Par Johan Rochel, philosophe et docteur en droit, Centre d’éthique de l’Université de Zurich et chercheur FNS en éthique et droit de l’innovation, Zurich
Imaginez un monde où les problèmes de pauvreté, de conflits et de changement climatique ont été résolus. Tous les habitants de la planète vivent en sécurité dans des conditions matérielles décentes. A votre avis, la migration existe-t-elle toujours dans ce monde « idéal »? Je suis convaincu qu’une immense partie de nos débats actuels se jouent dans la réponse qu’on apporte à cette question.
Un premier groupe répondra que ce monde idéal ne connaît plus qu’une migration marginale. Ce monde idéal est devenu statique. Vu que la paix règne sur terre, chacun peut rester sur la terre qui l’a vu naitre. La prospérité se cultive localement. A moins d’être poussés par des forces négatives, nous aspirons à rester « chez nous », dans un environnement politique et culturel stable, sans perturbation extérieure. Pour ce premier groupe, la migration est un phénomène temporaire, une réponse à un problème circonstancié. Elle agit comme solution de secours dans un monde perturbé. L’image mentale symbolisant au mieux cette migration est celle d’un réfugié politique.
Un deuxième groupe répondra que le monde idéal est justement un monde de migration. Vu que chacun peut couvrir ses besoins fondamentaux dans son pays d’origine, la migration devient enfin une option librement choisie. On ne migre plus pour fuir un danger mais pour améliorer ses perspectives de vie. Les communautés politiques ne sont plus des ensembles fermés, mais des lieux de travail et de vie marqués par une très forte mobilité. Pour ce deuxième groupe, la migration est profondément normale. Elle ne fait que prolonger les rêves et aspirations de chacun en rendant possible la quête d’un ailleurs prometteur. L’image mentale est celle d’un immigrant du travail à la recherche d’une vie meilleure.

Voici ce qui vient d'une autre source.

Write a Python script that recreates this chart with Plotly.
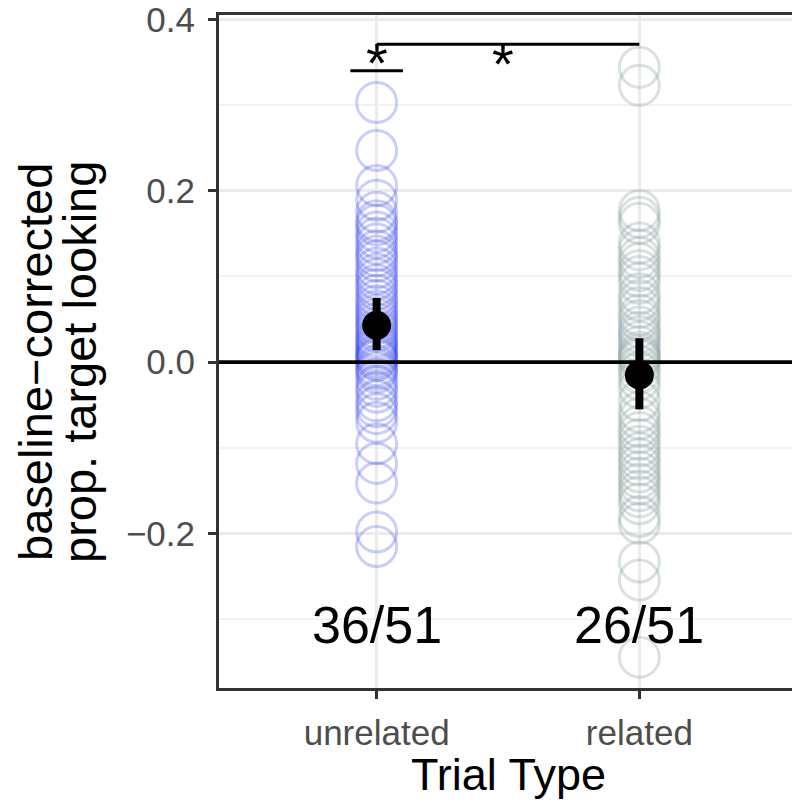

Dans leur version extrême, ces deux groupes touchent à la caricature. Le premier a raison de rappeler que la migration n’est jamais aisée. La majorité d’entre nous aime l’idée d’un chez-soi, souvent fortement lié au lieu où nous avons grandi et noué nos premiers contacts sociaux. Quitter ce lieu s’apparente souvent à un déchirement, même pour aller vers une amélioration des conditions matérielles. Le deuxième groupe met en lumière les liens très profonds entre migration et recherche d’une vie meilleure. Dans la grande histoire humaine comme dans nos destins individuels, nous faisons cette expérience de recherche d’une vie prospère pour nous et nos familles.
Une deuxième naissance
Entre ces deux visions du monde idéal, doit-on déclarer la partie nulle et mettre la balle au centre? Pour appréhender cette question, imaginons une nouvelle expérience de pensée. Nous sommes de retour dans le monde actuel, mais nous allons avoir le bonheur de vivre une expérience unique en son genre. Chacun d’entre nous va renaitre et recommencer une nouvelle vie terrestre. Mais nous n’allons pas revivre la même vie ou même naitre dans le même pays, ce serait ennuyeux. Nous allons donc naitre quelque part. Nous n’avons aucune information sur le pays, le passeport, le type de famille ou même les talents et compétences que nous recevrons pour ce deuxième tour de piste.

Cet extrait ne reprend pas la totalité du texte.